* begin *

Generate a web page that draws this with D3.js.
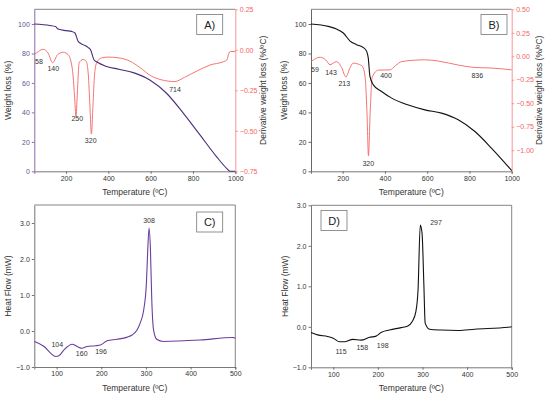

* end *
* begin *

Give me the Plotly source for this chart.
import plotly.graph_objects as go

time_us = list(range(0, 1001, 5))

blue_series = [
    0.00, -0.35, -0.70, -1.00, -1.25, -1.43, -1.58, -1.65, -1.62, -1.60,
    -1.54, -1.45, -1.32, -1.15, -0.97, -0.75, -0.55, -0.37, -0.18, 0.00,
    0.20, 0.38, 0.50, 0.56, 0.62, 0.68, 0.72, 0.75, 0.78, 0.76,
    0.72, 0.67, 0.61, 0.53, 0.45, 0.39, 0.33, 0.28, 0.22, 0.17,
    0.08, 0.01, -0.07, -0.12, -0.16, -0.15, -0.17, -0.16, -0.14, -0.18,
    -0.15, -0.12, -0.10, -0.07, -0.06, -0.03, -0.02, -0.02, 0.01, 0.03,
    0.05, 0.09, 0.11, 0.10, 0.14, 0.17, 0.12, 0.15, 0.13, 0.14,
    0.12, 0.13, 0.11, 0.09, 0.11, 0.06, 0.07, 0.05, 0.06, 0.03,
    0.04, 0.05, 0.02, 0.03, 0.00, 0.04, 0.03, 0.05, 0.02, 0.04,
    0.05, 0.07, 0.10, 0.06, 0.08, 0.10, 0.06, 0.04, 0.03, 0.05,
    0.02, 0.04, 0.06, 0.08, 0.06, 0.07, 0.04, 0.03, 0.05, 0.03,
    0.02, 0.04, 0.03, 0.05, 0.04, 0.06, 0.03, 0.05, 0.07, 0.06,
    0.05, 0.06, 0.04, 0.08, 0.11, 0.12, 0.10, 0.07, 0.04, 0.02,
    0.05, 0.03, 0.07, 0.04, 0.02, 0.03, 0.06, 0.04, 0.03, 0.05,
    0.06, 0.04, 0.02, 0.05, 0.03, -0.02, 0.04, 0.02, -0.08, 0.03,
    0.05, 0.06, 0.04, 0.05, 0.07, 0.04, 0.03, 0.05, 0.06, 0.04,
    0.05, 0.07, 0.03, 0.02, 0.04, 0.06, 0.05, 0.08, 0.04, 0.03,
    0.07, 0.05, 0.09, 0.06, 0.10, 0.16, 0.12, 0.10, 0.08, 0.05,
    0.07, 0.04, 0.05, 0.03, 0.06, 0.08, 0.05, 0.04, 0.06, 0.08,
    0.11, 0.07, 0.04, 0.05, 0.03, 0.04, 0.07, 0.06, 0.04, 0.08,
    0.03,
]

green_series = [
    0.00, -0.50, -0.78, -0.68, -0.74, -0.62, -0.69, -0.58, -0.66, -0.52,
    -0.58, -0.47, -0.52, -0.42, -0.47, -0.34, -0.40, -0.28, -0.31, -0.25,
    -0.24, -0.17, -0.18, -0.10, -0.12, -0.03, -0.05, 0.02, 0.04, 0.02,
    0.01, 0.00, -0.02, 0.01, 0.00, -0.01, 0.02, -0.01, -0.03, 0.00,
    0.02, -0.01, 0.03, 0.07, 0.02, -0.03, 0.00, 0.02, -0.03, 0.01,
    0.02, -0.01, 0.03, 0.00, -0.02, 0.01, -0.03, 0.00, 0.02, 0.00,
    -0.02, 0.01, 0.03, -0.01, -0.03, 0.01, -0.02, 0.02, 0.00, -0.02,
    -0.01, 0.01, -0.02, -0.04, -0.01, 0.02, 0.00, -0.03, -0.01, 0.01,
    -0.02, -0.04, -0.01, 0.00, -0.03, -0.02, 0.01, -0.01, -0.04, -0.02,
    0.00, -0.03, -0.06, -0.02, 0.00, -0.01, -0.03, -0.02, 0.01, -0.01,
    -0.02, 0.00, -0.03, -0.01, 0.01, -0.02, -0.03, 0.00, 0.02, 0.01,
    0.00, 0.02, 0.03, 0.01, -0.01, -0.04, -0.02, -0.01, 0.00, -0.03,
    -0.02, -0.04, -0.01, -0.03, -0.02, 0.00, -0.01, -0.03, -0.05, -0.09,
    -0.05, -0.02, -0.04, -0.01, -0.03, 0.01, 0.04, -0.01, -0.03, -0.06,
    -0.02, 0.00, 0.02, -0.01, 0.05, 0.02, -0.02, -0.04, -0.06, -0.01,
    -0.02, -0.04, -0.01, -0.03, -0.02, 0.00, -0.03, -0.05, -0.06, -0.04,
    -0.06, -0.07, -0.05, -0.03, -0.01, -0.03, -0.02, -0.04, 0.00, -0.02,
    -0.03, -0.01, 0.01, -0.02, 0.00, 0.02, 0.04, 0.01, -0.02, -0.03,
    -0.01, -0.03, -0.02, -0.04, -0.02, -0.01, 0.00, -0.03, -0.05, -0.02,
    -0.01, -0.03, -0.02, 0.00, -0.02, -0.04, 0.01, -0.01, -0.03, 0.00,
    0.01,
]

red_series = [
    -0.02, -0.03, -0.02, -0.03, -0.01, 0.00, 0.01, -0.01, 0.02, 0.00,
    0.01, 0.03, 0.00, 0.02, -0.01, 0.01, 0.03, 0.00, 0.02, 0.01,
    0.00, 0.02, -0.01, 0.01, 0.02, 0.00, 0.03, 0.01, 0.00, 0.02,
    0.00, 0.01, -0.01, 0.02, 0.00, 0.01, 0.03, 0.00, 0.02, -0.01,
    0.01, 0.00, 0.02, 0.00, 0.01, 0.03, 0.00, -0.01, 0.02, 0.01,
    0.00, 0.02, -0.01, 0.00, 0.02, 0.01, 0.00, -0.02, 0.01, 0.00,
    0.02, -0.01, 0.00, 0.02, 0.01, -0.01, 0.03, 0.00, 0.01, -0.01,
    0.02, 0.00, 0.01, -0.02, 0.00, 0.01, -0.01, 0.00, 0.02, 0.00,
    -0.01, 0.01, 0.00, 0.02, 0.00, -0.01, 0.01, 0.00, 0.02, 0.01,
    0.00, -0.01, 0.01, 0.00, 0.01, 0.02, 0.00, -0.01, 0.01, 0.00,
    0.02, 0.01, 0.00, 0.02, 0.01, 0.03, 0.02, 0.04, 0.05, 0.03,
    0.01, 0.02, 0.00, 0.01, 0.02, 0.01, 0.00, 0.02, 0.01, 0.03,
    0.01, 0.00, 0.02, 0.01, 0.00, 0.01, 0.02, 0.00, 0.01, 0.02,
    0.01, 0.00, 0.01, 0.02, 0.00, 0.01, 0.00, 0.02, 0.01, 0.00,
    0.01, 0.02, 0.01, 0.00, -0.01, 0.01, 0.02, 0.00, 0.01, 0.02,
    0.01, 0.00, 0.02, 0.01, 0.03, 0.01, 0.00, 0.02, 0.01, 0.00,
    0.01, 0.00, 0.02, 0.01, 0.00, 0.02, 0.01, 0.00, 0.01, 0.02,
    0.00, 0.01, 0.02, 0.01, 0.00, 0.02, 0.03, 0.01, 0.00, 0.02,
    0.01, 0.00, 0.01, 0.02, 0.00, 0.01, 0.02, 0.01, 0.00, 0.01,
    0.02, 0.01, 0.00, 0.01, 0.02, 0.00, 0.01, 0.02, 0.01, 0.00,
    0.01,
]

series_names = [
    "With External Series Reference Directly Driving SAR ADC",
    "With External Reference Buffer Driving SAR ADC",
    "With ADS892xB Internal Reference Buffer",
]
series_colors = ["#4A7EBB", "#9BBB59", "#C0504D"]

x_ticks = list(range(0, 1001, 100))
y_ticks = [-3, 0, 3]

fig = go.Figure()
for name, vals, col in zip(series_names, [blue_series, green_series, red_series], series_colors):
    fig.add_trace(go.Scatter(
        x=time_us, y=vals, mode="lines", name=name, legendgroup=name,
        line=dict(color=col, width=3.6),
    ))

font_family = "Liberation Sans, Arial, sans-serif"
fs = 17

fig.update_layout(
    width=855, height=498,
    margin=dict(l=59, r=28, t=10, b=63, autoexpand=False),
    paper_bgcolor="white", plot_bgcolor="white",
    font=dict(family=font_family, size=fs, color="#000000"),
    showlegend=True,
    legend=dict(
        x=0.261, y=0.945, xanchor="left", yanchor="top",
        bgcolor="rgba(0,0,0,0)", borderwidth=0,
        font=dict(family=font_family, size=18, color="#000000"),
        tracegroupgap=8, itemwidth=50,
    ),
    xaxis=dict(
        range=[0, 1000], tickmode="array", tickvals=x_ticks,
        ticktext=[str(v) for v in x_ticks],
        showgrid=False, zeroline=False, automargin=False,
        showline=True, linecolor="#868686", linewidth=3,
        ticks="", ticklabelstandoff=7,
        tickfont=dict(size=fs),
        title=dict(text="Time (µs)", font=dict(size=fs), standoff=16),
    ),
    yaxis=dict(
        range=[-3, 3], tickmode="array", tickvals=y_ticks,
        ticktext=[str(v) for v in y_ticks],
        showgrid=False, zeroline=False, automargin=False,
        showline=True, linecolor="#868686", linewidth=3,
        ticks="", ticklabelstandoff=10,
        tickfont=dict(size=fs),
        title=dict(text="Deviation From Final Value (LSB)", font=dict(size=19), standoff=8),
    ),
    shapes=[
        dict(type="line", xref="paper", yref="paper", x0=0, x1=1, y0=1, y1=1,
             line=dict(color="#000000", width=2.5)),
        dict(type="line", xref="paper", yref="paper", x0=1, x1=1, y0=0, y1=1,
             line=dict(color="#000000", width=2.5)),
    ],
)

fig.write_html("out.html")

* end *

_Instruction_
Select every line in the material above where the string "this" occurs, and copy it.

_Correct response_
Generate a web page that draws this with D3.js.
Give me the Plotly source for this chart.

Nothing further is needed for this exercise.